There are 2 sets of coils in the stepper motor assembly. And a toothed rotor on the shaft. The way stepper motors work is by energizing one set of coils which pulls the teeth on the rotor to them and then the controller energizes the other set of coils and the rotor moves to line up with that set of coils. Simple and easy operation and it all stems from this. Micro stepping is both coils energized together to create theoretical but not real in-between steps that are utterly unreliable and is why we should all chase after real steps rather than micro steps. But I am getting off topic..

With 2 coils performing the identical function within a stepper and 4 wires feeding it we can logically deduce that there needs to be 2 pairs of wires with equal resistance.

If you probe your 4p harness and find 2 pairs of wires that have identical resistance this can be taken as verification of an in-tact circuit and you should be looking at the stepper driver, or settings in your firmware or slicer for movement.
If we command greater movement than an axis can handle we might get this effect.

If you had a bad stepper motor than one of the coils should be short or open and you will not find equal resistance on 2 pairs of wires.
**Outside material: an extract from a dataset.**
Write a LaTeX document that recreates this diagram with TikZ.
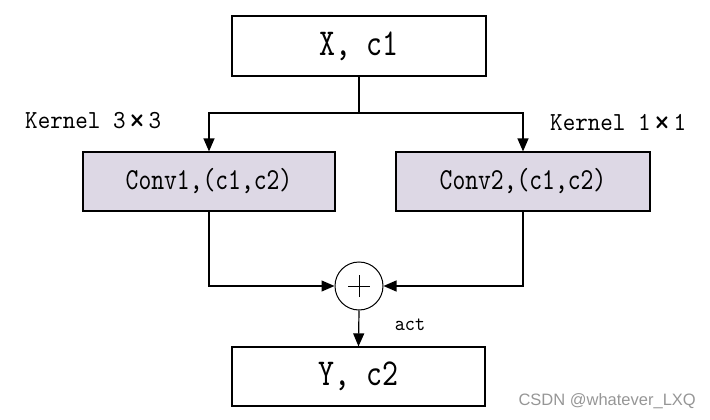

There are only so many ways 4 wires can be probed. And coils are stupid things that just generate magnetic fields. They do not really care about polarity you just gotta find 2 pairs logically with a DVOM. And if you can't find equal resistance on 2 pairs of wires then you should unplug the motor and test the pins at the motor itself to understand if your short or open is in the motor or in the harness between the mainboard and the stepper.

Good luck and let us know what you find.